__SHORT PROBLEM__: Copy out the data below as written; omit any images.

__GIVEN DATA__:
───
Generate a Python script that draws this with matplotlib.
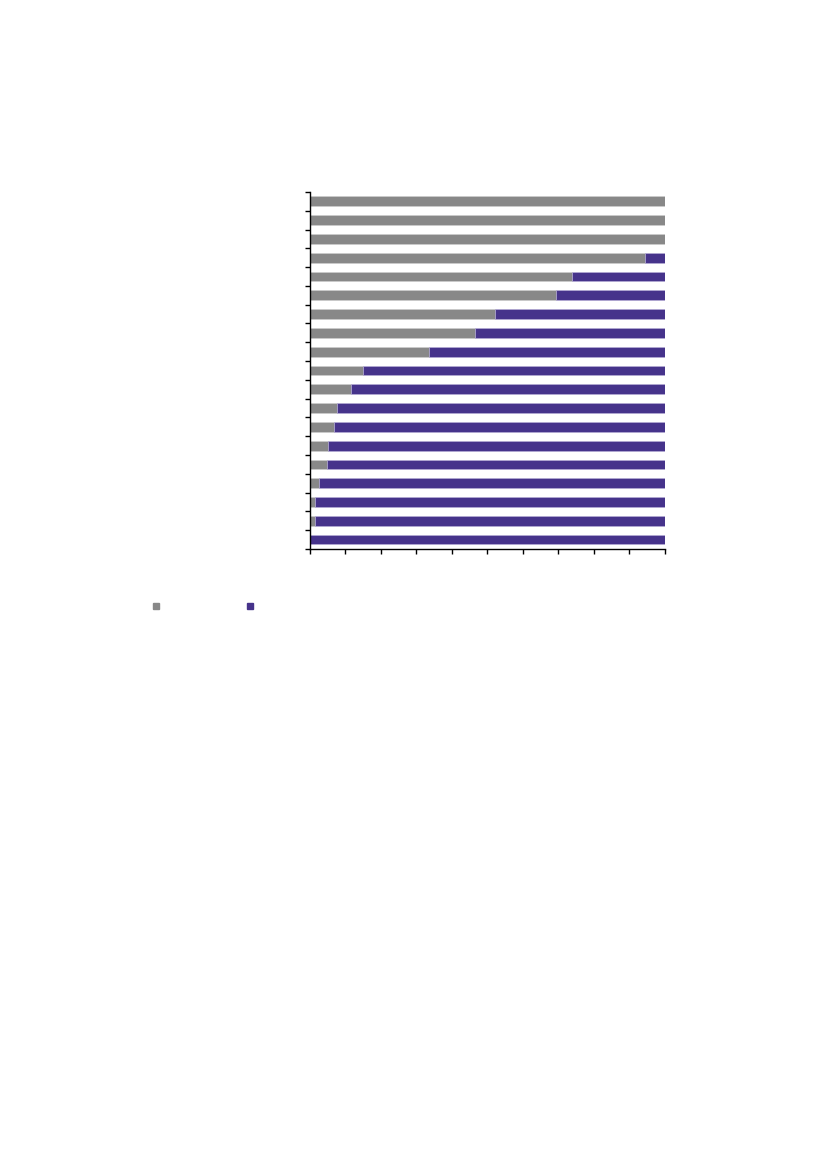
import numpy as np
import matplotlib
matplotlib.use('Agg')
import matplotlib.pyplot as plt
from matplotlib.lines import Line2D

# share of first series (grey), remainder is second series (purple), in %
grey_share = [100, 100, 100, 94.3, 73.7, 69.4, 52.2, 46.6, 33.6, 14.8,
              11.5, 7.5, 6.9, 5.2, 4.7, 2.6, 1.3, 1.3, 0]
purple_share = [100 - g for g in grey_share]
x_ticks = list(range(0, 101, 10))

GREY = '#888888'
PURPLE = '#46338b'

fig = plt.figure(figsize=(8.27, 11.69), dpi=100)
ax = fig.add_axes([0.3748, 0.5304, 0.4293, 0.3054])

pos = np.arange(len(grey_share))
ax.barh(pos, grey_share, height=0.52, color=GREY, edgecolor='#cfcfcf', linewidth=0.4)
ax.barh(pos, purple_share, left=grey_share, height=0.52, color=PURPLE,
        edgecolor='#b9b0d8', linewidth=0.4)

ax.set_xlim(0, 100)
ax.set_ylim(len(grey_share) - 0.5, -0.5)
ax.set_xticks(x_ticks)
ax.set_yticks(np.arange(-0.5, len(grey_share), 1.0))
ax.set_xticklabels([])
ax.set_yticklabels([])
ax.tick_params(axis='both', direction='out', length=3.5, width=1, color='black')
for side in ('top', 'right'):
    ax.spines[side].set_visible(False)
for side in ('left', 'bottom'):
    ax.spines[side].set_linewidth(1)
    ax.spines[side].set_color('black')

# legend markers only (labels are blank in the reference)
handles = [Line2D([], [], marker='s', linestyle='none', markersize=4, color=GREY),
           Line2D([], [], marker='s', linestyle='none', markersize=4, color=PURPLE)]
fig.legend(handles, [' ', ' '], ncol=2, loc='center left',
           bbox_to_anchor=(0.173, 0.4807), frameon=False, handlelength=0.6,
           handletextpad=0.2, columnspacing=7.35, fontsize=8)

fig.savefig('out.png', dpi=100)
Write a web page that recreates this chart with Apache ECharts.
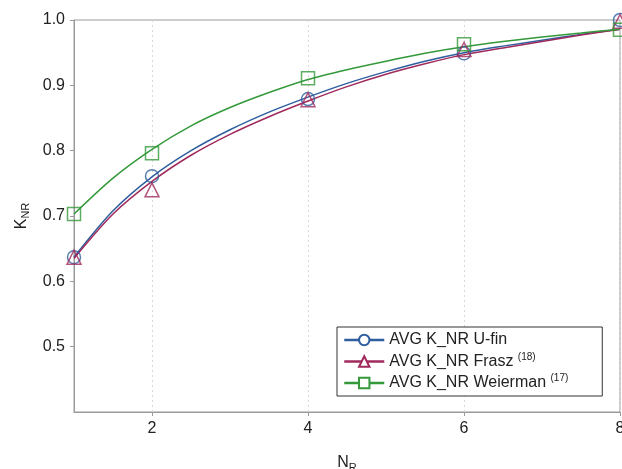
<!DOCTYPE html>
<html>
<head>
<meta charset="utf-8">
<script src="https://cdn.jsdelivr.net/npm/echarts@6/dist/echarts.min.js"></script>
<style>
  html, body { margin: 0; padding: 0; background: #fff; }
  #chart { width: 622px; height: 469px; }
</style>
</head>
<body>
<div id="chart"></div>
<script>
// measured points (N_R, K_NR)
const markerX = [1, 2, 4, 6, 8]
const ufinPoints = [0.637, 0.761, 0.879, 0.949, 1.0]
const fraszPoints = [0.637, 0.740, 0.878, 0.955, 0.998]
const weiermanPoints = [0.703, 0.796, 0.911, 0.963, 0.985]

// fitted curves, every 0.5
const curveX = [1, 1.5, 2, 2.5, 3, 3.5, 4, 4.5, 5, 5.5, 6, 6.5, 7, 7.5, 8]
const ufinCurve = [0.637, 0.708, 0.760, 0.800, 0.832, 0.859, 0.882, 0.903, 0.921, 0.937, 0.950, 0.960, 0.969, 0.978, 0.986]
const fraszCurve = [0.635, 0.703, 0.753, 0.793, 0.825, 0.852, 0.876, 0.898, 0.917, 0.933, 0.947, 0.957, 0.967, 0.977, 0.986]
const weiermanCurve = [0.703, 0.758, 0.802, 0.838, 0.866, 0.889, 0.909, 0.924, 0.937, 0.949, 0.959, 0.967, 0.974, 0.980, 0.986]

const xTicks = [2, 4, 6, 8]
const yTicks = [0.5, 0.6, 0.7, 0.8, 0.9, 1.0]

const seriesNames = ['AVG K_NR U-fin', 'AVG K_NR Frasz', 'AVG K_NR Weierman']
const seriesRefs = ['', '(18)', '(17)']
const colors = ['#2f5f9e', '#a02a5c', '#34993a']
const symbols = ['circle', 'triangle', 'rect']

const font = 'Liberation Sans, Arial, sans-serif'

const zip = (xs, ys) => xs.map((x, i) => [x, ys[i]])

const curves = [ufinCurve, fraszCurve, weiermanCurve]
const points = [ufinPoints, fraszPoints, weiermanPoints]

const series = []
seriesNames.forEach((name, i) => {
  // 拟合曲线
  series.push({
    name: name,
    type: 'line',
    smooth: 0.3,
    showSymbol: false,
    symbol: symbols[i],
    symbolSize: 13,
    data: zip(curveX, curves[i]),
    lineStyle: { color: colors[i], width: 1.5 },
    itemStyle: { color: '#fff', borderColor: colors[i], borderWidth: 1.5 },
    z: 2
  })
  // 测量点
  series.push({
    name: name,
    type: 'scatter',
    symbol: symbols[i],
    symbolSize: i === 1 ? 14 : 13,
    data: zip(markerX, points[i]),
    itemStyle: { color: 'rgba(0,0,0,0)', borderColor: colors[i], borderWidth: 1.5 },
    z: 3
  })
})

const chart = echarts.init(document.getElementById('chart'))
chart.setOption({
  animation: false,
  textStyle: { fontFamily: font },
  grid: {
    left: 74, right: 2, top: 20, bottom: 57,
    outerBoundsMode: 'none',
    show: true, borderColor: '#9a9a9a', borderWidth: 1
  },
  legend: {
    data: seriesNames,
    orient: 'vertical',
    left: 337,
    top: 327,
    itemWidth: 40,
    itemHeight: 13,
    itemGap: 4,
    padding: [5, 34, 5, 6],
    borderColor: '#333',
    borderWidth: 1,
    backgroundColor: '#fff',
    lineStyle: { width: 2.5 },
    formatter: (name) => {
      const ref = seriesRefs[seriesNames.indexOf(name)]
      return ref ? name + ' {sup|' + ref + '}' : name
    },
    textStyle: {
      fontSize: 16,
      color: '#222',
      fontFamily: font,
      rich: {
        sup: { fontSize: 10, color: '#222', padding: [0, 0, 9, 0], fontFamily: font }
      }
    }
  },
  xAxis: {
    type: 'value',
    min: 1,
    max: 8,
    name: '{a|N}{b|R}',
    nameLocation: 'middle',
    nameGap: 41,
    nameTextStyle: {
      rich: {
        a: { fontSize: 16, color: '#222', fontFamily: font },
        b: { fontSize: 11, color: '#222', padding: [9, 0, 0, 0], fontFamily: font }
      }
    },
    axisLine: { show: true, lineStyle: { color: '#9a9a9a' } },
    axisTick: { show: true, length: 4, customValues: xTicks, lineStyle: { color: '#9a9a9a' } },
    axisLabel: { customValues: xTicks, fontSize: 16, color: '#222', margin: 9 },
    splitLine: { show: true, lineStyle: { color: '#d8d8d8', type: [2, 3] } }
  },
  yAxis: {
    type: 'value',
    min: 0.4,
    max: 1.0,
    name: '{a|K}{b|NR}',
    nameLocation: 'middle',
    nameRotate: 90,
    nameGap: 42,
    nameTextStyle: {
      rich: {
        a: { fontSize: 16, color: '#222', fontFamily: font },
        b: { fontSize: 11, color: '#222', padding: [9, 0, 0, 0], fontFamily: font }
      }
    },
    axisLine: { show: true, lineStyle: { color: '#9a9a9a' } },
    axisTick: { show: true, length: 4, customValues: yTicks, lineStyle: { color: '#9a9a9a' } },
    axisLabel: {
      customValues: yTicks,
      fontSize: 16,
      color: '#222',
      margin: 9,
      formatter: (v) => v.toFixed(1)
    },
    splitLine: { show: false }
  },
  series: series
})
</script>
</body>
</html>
───
__RESULT OF THIS EXERCISE__:
Generate a Python script that draws this with matplotlib.
import numpy as np
import matplotlib
matplotlib.use('Agg')
import matplotlib.pyplot as plt
from matplotlib.lines import Line2D

# share of first series (grey), remainder is second series (purple), in %
grey_share = [100, 100, 100, 94.3, 73.7, 69.4, 52.2, 46.6, 33.6, 14.8,
              11.5, 7.5, 6.9, 5.2, 4.7, 2.6, 1.3, 1.3, 0]
purple_share = [100 - g for g in grey_share]
x_ticks = list(range(0, 101, 10))

GREY = '#888888'
PURPLE = '#46338b'

fig = plt.figure(figsize=(8.27, 11.69), dpi=100)
ax = fig.add_axes([0.3748, 0.5304, 0.4293, 0.3054])

pos = np.arange(len(grey_share))
ax.barh(pos, grey_share, height=0.52, color=GREY, edgecolor='#cfcfcf', linewidth=0.4)
ax.barh(pos, purple_share, left=grey_share, height=0.52, color=PURPLE,
        edgecolor='#b9b0d8', linewidth=0.4)

ax.set_xlim(0, 100)
ax.set_ylim(len(grey_share) - 0.5, -0.5)
ax.set_xticks(x_ticks)
ax.set_yticks(np.arange(-0.5, len(grey_share), 1.0))
ax.set_xticklabels([])
ax.set_yticklabels([])
ax.tick_params(axis='both', direction='out', length=3.5, width=1, color='black')
for side in ('top', 'right'):
    ax.spines[side].set_visible(False)
for side in ('left', 'bottom'):
    ax.spines[side].set_linewidth(1)
    ax.spines[side].set_color('black')

# legend markers only (labels are blank in the reference)
handles = [Line2D([], [], marker='s', linestyle='none', markersize=4, color=GREY),
           Line2D([], [], marker='s', linestyle='none', markersize=4, color=PURPLE)]
fig.legend(handles, [' ', ' '], ncol=2, loc='center left',
           bbox_to_anchor=(0.173, 0.4807), frameon=False, handlelength=0.6,
           handletextpad=0.2, columnspacing=7.35, fontsize=8)

fig.savefig('out.png', dpi=100)
Write a web page that recreates this chart with Apache ECharts.
<!DOCTYPE html>
<html>
<head>
<meta charset="utf-8">
<script src="https://cdn.jsdelivr.net/npm/echarts@6/dist/echarts.min.js"></script>
<style>
  html, body { margin: 0; padding: 0; background: #fff; }
  #chart { width: 622px; height: 469px; }
</style>
</head>
<body>
<div id="chart"></div>
<script>
// measured points (N_R, K_NR)
const markerX = [1, 2, 4, 6, 8]
const ufinPoints = [0.637, 0.761, 0.879, 0.949, 1.0]
const fraszPoints = [0.637, 0.740, 0.878, 0.955, 0.998]
const weiermanPoints = [0.703, 0.796, 0.911, 0.963, 0.985]

// fitted curves, every 0.5
const curveX = [1, 1.5, 2, 2.5, 3, 3.5, 4, 4.5, 5, 5.5, 6, 6.5, 7, 7.5, 8]
const ufinCurve = [0.637, 0.708, 0.760, 0.800, 0.832, 0.859, 0.882, 0.903, 0.921, 0.937, 0.950, 0.960, 0.969, 0.978, 0.986]
const fraszCurve = [0.635, 0.703, 0.753, 0.793, 0.825, 0.852, 0.876, 0.898, 0.917, 0.933, 0.947, 0.957, 0.967, 0.977, 0.986]
const weiermanCurve = [0.703, 0.758, 0.802, 0.838, 0.866, 0.889, 0.909, 0.924, 0.937, 0.949, 0.959, 0.967, 0.974, 0.980, 0.986]

const xTicks = [2, 4, 6, 8]
const yTicks = [0.5, 0.6, 0.7, 0.8, 0.9, 1.0]

const seriesNames = ['AVG K_NR U-fin', 'AVG K_NR Frasz', 'AVG K_NR Weierman']
const seriesRefs = ['', '(18)', '(17)']
const colors = ['#2f5f9e', '#a02a5c', '#34993a']
const symbols = ['circle', 'triangle', 'rect']

const font = 'Liberation Sans, Arial, sans-serif'

const zip = (xs, ys) => xs.map((x, i) => [x, ys[i]])

const curves = [ufinCurve, fraszCurve, weiermanCurve]
const points = [ufinPoints, fraszPoints, weiermanPoints]

const series = []
seriesNames.forEach((name, i) => {
  // 拟合曲线
  series.push({
    name: name,
    type: 'line',
    smooth: 0.3,
    showSymbol: false,
    symbol: symbols[i],
    symbolSize: 13,
    data: zip(curveX, curves[i]),
    lineStyle: { color: colors[i], width: 1.5 },
    itemStyle: { color: '#fff', borderColor: colors[i], borderWidth: 1.5 },
    z: 2
  })
  // 测量点
  series.push({
    name: name,
    type: 'scatter',
    symbol: symbols[i],
    symbolSize: i === 1 ? 14 : 13,
    data: zip(markerX, points[i]),
    itemStyle: { color: 'rgba(0,0,0,0)', borderColor: colors[i], borderWidth: 1.5 },
    z: 3
  })
})

const chart = echarts.init(document.getElementById('chart'))
chart.setOption({
  animation: false,
  textStyle: { fontFamily: font },
  grid: {
    left: 74, right: 2, top: 20, bottom: 57,
    outerBoundsMode: 'none',
    show: true, borderColor: '#9a9a9a', borderWidth: 1
  },
  legend: {
    data: seriesNames,
    orient: 'vertical',
    left: 337,
    top: 327,
    itemWidth: 40,
    itemHeight: 13,
    itemGap: 4,
    padding: [5, 34, 5, 6],
    borderColor: '#333',
    borderWidth: 1,
    backgroundColor: '#fff',
    lineStyle: { width: 2.5 },
    formatter: (name) => {
      const ref = seriesRefs[seriesNames.indexOf(name)]
      return ref ? name + ' {sup|' + ref + '}' : name
    },
    textStyle: {
      fontSize: 16,
      color: '#222',
      fontFamily: font,
      rich: {
        sup: { fontSize: 10, color: '#222', padding: [0, 0, 9, 0], fontFamily: font }
      }
    }
  },
  xAxis: {
    type: 'value',
    min: 1,
    max: 8,
    name: '{a|N}{b|R}',
    nameLocation: 'middle',
    nameGap: 41,
    nameTextStyle: {
      rich: {
        a: { fontSize: 16, color: '#222', fontFamily: font },
        b: { fontSize: 11, color: '#222', padding: [9, 0, 0, 0], fontFamily: font }
      }
    },
    axisLine: { show: true, lineStyle: { color: '#9a9a9a' } },
    axisTick: { show: true, length: 4, customValues: xTicks, lineStyle: { color: '#9a9a9a' } },
    axisLabel: { customValues: xTicks, fontSize: 16, color: '#222', margin: 9 },
    splitLine: { show: true, lineStyle: { color: '#d8d8d8', type: [2, 3] } }
  },
  yAxis: {
    type: 'value',
    min: 0.4,
    max: 1.0,
    name: '{a|K}{b|NR}',
    nameLocation: 'middle',
    nameRotate: 90,
    nameGap: 42,
    nameTextStyle: {
      rich: {
        a: { fontSize: 16, color: '#222', fontFamily: font },
        b: { fontSize: 11, color: '#222', padding: [9, 0, 0, 0], fontFamily: font }
      }
    },
    axisLine: { show: true, lineStyle: { color: '#9a9a9a' } },
    axisTick: { show: true, length: 4, customValues: yTicks, lineStyle: { color: '#9a9a9a' } },
    axisLabel: {
      customValues: yTicks,
      fontSize: 16,
      color: '#222',
      margin: 9,
      formatter: (v) => v.toFixed(1)
    },
    splitLine: { show: false }
  },
  series: series
})
</script>
</body>
</html>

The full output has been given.